### The task
The data below should be printed in full, exactly, and without any of its images.

### Given information
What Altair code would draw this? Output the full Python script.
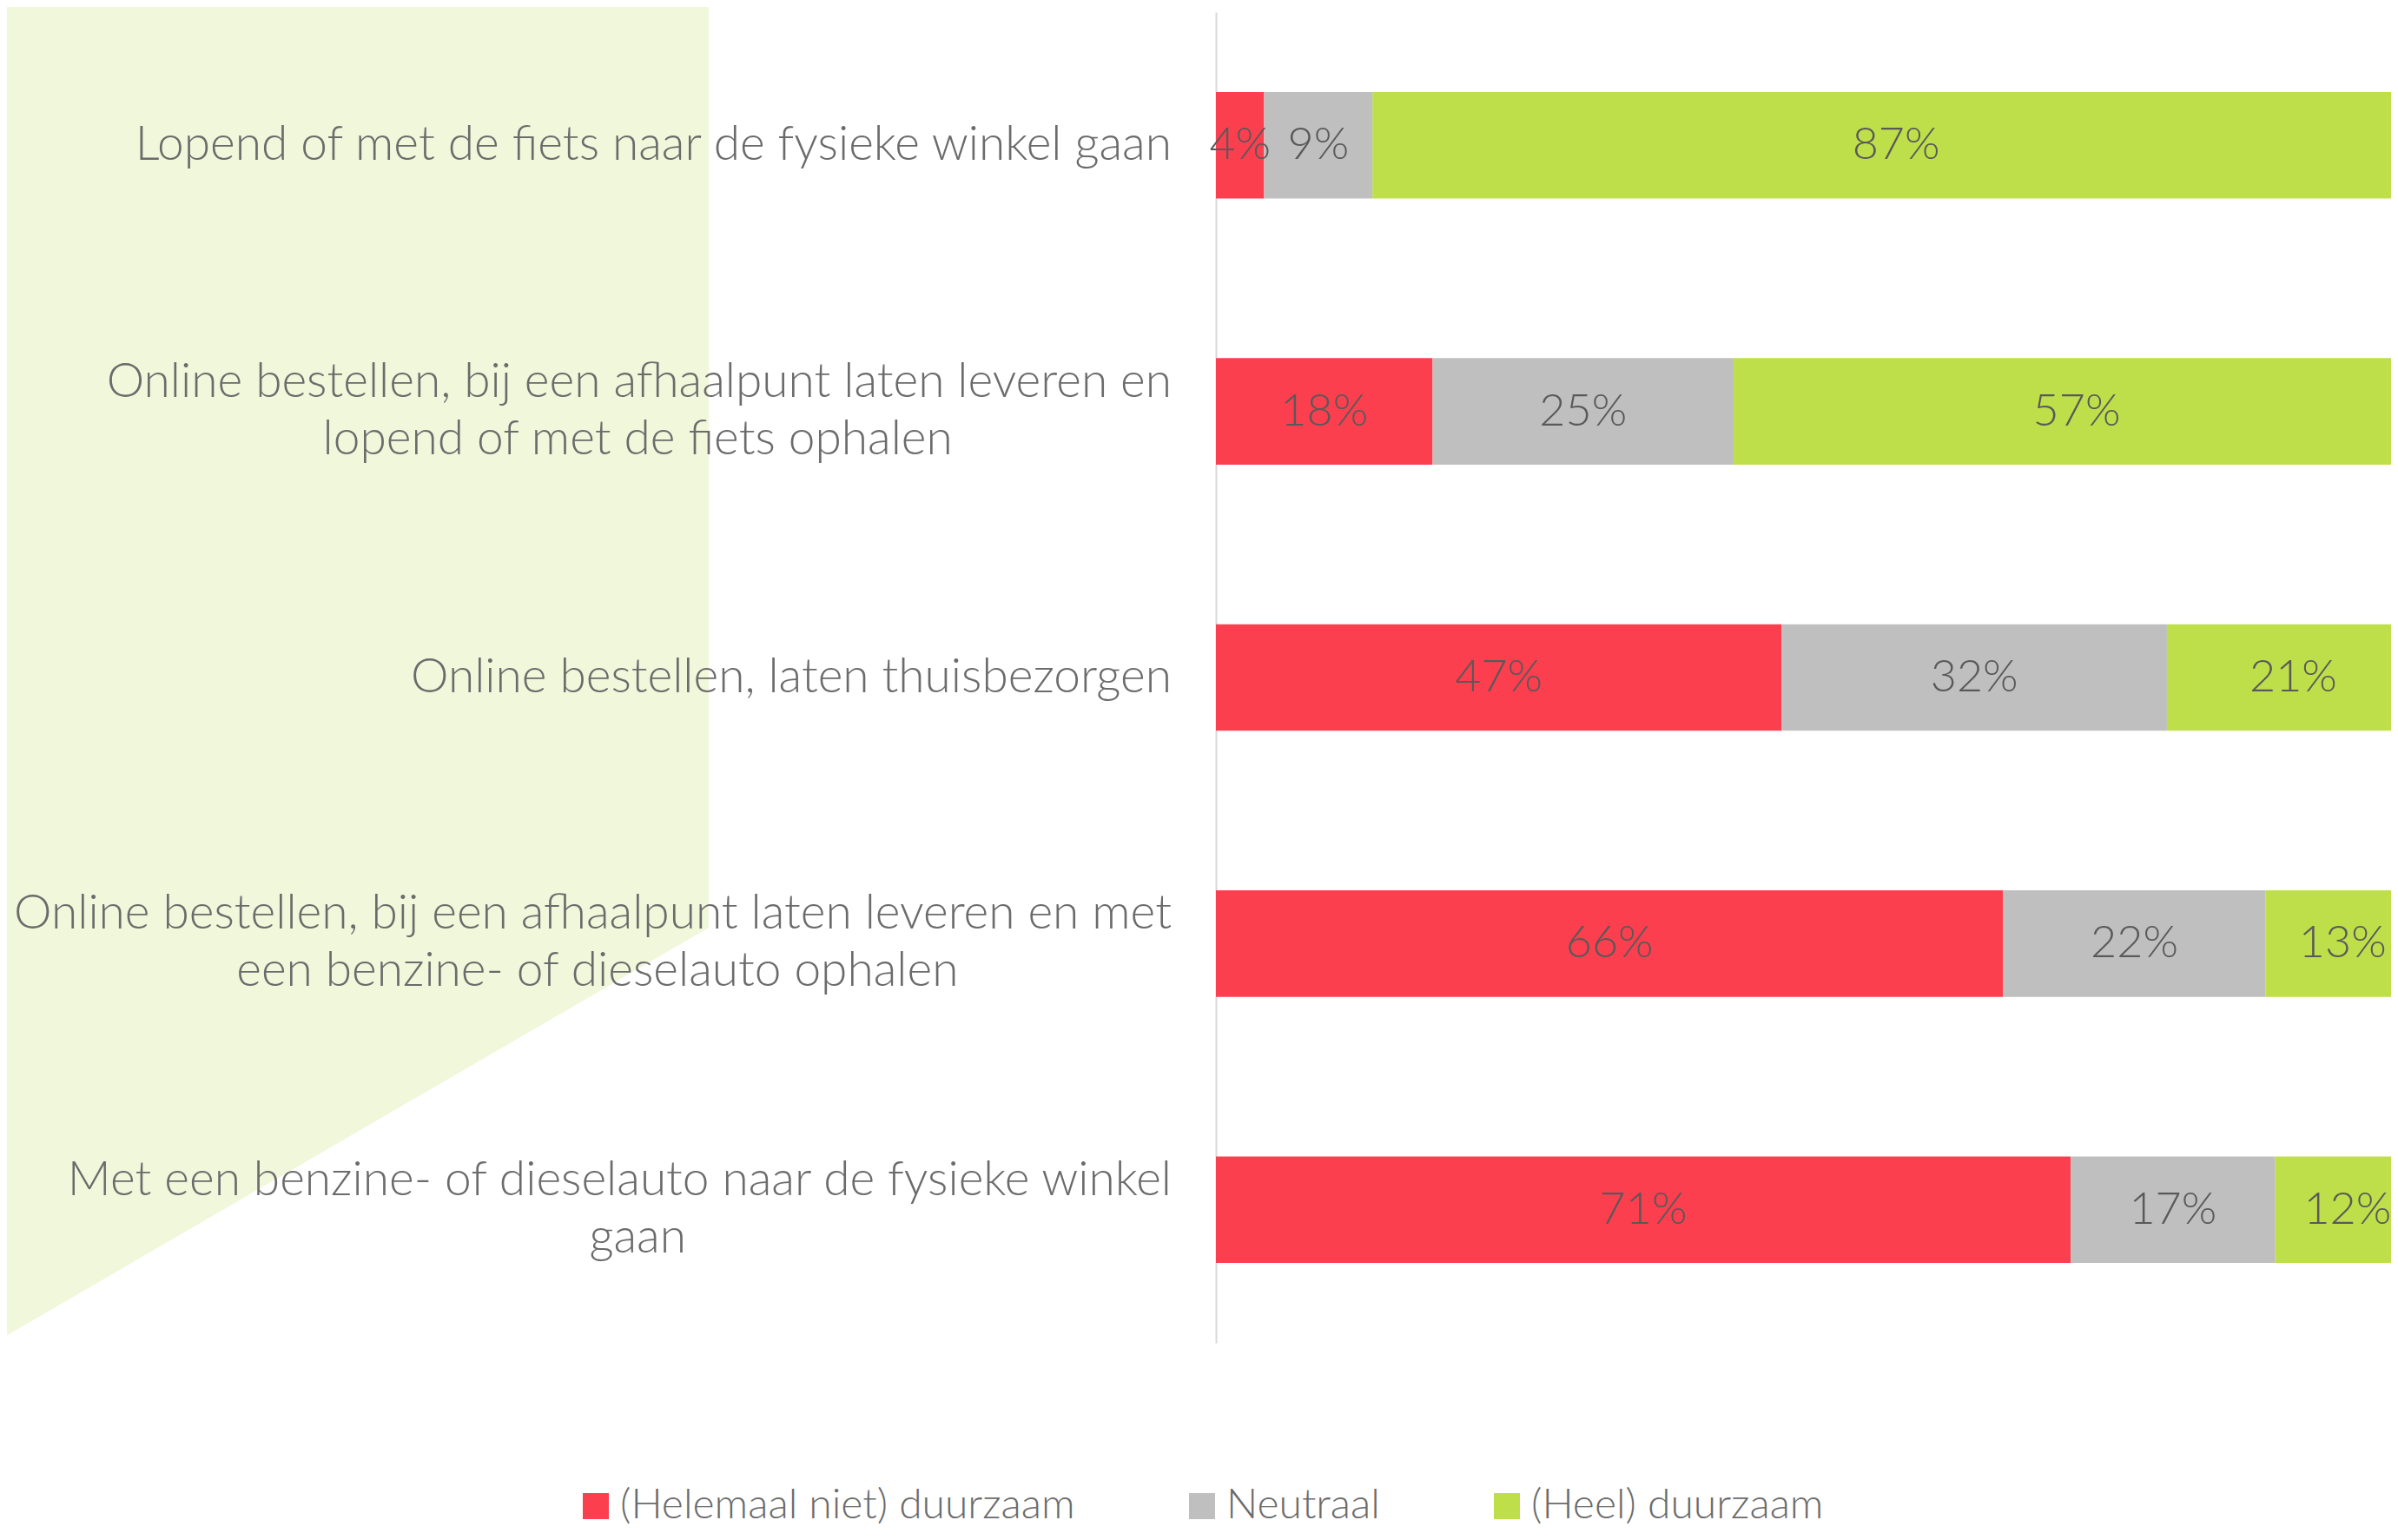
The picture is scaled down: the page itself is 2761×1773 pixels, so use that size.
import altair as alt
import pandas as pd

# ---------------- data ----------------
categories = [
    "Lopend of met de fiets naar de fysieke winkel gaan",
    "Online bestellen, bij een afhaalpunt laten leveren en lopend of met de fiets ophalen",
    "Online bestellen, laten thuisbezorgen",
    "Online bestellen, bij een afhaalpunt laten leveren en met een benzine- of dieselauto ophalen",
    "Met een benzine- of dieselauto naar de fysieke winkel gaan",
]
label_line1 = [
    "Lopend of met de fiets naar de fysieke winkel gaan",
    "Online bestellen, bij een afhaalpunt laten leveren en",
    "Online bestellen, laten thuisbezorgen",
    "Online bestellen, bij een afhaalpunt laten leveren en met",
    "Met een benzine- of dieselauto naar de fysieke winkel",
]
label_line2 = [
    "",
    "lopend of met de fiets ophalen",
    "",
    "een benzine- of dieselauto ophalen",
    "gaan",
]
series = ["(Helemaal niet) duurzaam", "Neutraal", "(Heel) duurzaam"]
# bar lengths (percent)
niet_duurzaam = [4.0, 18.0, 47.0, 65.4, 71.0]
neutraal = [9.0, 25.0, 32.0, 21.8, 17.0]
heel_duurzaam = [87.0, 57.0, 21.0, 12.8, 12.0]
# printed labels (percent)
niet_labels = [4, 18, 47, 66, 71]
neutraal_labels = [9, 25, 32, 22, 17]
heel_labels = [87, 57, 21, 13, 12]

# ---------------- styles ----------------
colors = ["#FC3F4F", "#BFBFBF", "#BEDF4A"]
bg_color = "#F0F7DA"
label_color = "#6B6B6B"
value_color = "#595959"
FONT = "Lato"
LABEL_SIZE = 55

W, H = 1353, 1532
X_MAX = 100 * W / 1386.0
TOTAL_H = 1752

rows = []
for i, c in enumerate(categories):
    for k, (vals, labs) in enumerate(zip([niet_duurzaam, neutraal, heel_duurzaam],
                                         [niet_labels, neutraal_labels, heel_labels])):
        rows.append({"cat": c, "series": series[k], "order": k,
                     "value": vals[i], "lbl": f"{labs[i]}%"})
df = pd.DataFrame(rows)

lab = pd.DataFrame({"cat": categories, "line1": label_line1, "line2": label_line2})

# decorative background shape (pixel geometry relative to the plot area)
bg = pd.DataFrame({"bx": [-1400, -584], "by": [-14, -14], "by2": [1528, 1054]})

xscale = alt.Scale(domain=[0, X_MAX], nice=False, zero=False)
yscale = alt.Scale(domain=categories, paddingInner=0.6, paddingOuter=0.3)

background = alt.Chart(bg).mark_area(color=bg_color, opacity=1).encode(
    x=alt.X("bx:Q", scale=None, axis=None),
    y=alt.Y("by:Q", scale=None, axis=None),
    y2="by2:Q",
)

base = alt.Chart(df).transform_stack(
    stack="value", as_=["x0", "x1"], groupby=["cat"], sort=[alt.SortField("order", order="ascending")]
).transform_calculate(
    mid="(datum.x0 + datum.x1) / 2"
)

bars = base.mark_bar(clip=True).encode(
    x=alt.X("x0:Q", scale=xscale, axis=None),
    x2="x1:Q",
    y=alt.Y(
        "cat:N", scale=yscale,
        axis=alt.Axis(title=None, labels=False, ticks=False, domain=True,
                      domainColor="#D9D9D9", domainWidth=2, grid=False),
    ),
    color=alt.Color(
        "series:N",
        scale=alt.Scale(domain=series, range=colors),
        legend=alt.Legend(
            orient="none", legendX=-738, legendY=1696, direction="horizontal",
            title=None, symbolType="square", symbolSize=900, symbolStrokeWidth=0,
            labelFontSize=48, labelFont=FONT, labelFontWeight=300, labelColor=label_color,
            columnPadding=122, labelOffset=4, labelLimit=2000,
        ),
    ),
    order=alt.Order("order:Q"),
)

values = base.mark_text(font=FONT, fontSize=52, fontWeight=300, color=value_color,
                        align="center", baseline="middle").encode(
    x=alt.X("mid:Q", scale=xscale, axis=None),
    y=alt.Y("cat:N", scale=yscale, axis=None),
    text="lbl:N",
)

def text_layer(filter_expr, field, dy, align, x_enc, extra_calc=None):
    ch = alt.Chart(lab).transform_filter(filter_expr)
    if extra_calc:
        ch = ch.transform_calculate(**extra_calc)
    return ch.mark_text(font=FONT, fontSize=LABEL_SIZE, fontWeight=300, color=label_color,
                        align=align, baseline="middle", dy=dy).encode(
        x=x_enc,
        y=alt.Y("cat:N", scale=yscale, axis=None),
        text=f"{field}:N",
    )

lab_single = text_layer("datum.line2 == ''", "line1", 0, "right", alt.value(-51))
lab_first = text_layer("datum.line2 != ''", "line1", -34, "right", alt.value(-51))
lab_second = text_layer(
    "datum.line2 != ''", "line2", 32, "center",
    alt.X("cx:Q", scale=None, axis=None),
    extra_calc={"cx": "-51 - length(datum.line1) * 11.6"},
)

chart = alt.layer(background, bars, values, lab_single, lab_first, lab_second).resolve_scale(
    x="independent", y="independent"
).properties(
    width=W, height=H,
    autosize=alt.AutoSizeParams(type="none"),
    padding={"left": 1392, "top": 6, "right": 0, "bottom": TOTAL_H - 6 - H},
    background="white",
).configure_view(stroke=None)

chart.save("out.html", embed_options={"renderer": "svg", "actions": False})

### Solution to this problem
What Altair code would draw this? Output the full Python script.
The picture is scaled down: the page itself is 2761×1773 pixels, so use that size.
import altair as alt
import pandas as pd

# ---------------- data ----------------
categories = [
    "Lopend of met de fiets naar de fysieke winkel gaan",
    "Online bestellen, bij een afhaalpunt laten leveren en lopend of met de fiets ophalen",
    "Online bestellen, laten thuisbezorgen",
    "Online bestellen, bij een afhaalpunt laten leveren en met een benzine- of dieselauto ophalen",
    "Met een benzine- of dieselauto naar de fysieke winkel gaan",
]
label_line1 = [
    "Lopend of met de fiets naar de fysieke winkel gaan",
    "Online bestellen, bij een afhaalpunt laten leveren en",
    "Online bestellen, laten thuisbezorgen",
    "Online bestellen, bij een afhaalpunt laten leveren en met",
    "Met een benzine- of dieselauto naar de fysieke winkel",
]
label_line2 = [
    "",
    "lopend of met de fiets ophalen",
    "",
    "een benzine- of dieselauto ophalen",
    "gaan",
]
series = ["(Helemaal niet) duurzaam", "Neutraal", "(Heel) duurzaam"]
# bar lengths (percent)
niet_duurzaam = [4.0, 18.0, 47.0, 65.4, 71.0]
neutraal = [9.0, 25.0, 32.0, 21.8, 17.0]
heel_duurzaam = [87.0, 57.0, 21.0, 12.8, 12.0]
# printed labels (percent)
niet_labels = [4, 18, 47, 66, 71]
neutraal_labels = [9, 25, 32, 22, 17]
heel_labels = [87, 57, 21, 13, 12]

# ---------------- styles ----------------
colors = ["#FC3F4F", "#BFBFBF", "#BEDF4A"]
bg_color = "#F0F7DA"
label_color = "#6B6B6B"
value_color = "#595959"
FONT = "Lato"
LABEL_SIZE = 55

W, H = 1353, 1532
X_MAX = 100 * W / 1386.0
TOTAL_H = 1752

rows = []
for i, c in enumerate(categories):
    for k, (vals, labs) in enumerate(zip([niet_duurzaam, neutraal, heel_duurzaam],
                                         [niet_labels, neutraal_labels, heel_labels])):
        rows.append({"cat": c, "series": series[k], "order": k,
                     "value": vals[i], "lbl": f"{labs[i]}%"})
df = pd.DataFrame(rows)

lab = pd.DataFrame({"cat": categories, "line1": label_line1, "line2": label_line2})

# decorative background shape (pixel geometry relative to the plot area)
bg = pd.DataFrame({"bx": [-1400, -584], "by": [-14, -14], "by2": [1528, 1054]})

xscale = alt.Scale(domain=[0, X_MAX], nice=False, zero=False)
yscale = alt.Scale(domain=categories, paddingInner=0.6, paddingOuter=0.3)

background = alt.Chart(bg).mark_area(color=bg_color, opacity=1).encode(
    x=alt.X("bx:Q", scale=None, axis=None),
    y=alt.Y("by:Q", scale=None, axis=None),
    y2="by2:Q",
)

base = alt.Chart(df).transform_stack(
    stack="value", as_=["x0", "x1"], groupby=["cat"], sort=[alt.SortField("order", order="ascending")]
).transform_calculate(
    mid="(datum.x0 + datum.x1) / 2"
)

bars = base.mark_bar(clip=True).encode(
    x=alt.X("x0:Q", scale=xscale, axis=None),
    x2="x1:Q",
    y=alt.Y(
        "cat:N", scale=yscale,
        axis=alt.Axis(title=None, labels=False, ticks=False, domain=True,
                      domainColor="#D9D9D9", domainWidth=2, grid=False),
    ),
    color=alt.Color(
        "series:N",
        scale=alt.Scale(domain=series, range=colors),
        legend=alt.Legend(
            orient="none", legendX=-738, legendY=1696, direction="horizontal",
            title=None, symbolType="square", symbolSize=900, symbolStrokeWidth=0,
            labelFontSize=48, labelFont=FONT, labelFontWeight=300, labelColor=label_color,
            columnPadding=122, labelOffset=4, labelLimit=2000,
        ),
    ),
    order=alt.Order("order:Q"),
)

values = base.mark_text(font=FONT, fontSize=52, fontWeight=300, color=value_color,
                        align="center", baseline="middle").encode(
    x=alt.X("mid:Q", scale=xscale, axis=None),
    y=alt.Y("cat:N", scale=yscale, axis=None),
    text="lbl:N",
)

def text_layer(filter_expr, field, dy, align, x_enc, extra_calc=None):
    ch = alt.Chart(lab).transform_filter(filter_expr)
    if extra_calc:
        ch = ch.transform_calculate(**extra_calc)
    return ch.mark_text(font=FONT, fontSize=LABEL_SIZE, fontWeight=300, color=label_color,
                        align=align, baseline="middle", dy=dy).encode(
        x=x_enc,
        y=alt.Y("cat:N", scale=yscale, axis=None),
        text=f"{field}:N",
    )

lab_single = text_layer("datum.line2 == ''", "line1", 0, "right", alt.value(-51))
lab_first = text_layer("datum.line2 != ''", "line1", -34, "right", alt.value(-51))
lab_second = text_layer(
    "datum.line2 != ''", "line2", 32, "center",
    alt.X("cx:Q", scale=None, axis=None),
    extra_calc={"cx": "-51 - length(datum.line1) * 11.6"},
)

chart = alt.layer(background, bars, values, lab_single, lab_first, lab_second).resolve_scale(
    x="independent", y="independent"
).properties(
    width=W, height=H,
    autosize=alt.AutoSizeParams(type="none"),
    padding={"left": 1392, "top": 6, "right": 0, "bottom": TOTAL_H - 6 - H},
    background="white",
).configure_view(stroke=None)

chart.save("out.html", embed_options={"renderer": "svg", "actions": False})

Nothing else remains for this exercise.